ETA: This is a book- don't feel bad if you don't want to read it!!
My grandma is a very young 74 year old. She has more of a social life than I do. But, she's got some health issues where she gets dizzy often and she has really bad carpel tunnel, so her hands go "numb". Tonight, I called her to complain about my sister (she's just a mess); well, it came up that my sister has prevented my mom from babysitting a couple of times- and my grandma asked me- why do you ask your mom when I live right next door. Sigh..I knew this was coming. I felt so bad, but I had to tell her. I told her I'd feel worried because she loses her balance (and has to grab onto walls sometimes), and she always talks about her hands being numb. I told her I'd be worried that would happen while she was watching K.
She got so upset and said, "Well that's it- I'll never offer to babysit again!!" As if she was taking something from me?? I just feel bad because she helped raise me growing up, and those days are behind her now. It must be hard to realize that. I may have been able to lie to her, but I didn't know what to say. I tried to be as delicate as possible, but I knew it would upset her- even though I'm right, and she should know that she's not in good enough condition to be responsible for an 8 month old. I just feel bad for making her feel bad- and old.
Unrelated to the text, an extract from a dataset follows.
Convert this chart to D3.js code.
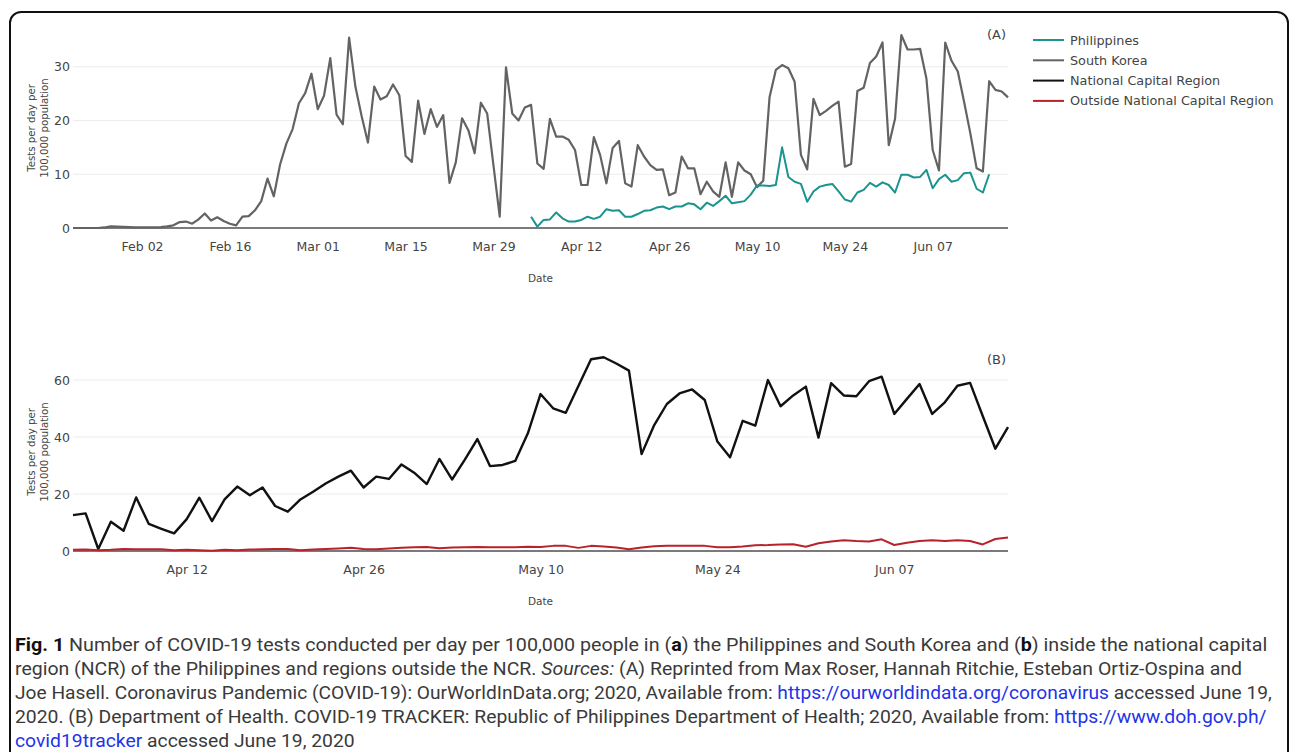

The reason I was calling her is because my mom went shopping with K and I, and my sister kept calling my phone- she wanted my mom to come home to take HER shopping. I mean, I never see my mom and my sister still lives at home. My mom is at her beck and call- so when she called my phone again, I told her that mom was with me and she'd be home when we were done. Then, my sister left me a horrid voicemail calling me stuck up and saying that the world doesn't revolve around me (apparently, it revolves around HER). So, I was all upset and didn't want to get my mom anymore upset over this crap- so, I was telling my grandma about it. She tells me about my sister all the time- I thought she would understand...then the babysitting thing came up.
It gets better, my sister then went to my grandparents house- why- because my mom would only buy her ONE shirt, not two...so my sister left the store and walked to my grandma's house. (probably a 30 minute walk) Talk about a spoiled brat. Oh, she's 18 by the way. My mom allowed her to be like this growing up, and now she's a monster. It's sad.
Okay, sorry for unloading like that. Thanks for listening. And sorry for the "poor me"...this is just a sucky night.
Re: I'm feeling so sad- I hurt my grandma's feelings
Ugh, yuck, that is a lot to handle in just one evening. I would be feeling really down too.
As far as your grandmother, I think in the long run you did the right thing. It would have kept coming up and at some point you would have had to tell her what the deal was. I'd be willing to bet that part of the reason she was so upset is because she knows you're right and it makes her sad that she's losing some of her functioning as she ages
Give her some time, she may come around!
aw star i'm sorry.
Oh that is so tough! The grandmother thing. My grandmother is in decent health and I get really worried about her dropping O, so I totally get it. She has vertigo and some other issues and I just worry. I would never be able to leave her with him. It is sad, but true. If something ever happened to our babies in their care, they would never recover from it. And of course, neither would we.
As for your sister....jeez. Not even sure what to say to that. Is she going to college? The real world is going to be interesting for her.
Hang in there!
That totally sucks. I can see why your grandma would be upset, but I can also see why you'd be worried. I'm more worried about the dizzy spells though. Has your Grandma had this checked out? There might be some simple medication she can take to help with this.
And your sister sounds like a gem. My SIL can be way stuck up and spoiled so I sympathize. I would tell her to STFU.
Ugh. I'm sorry you have to deal with all of this. That is so frustrating.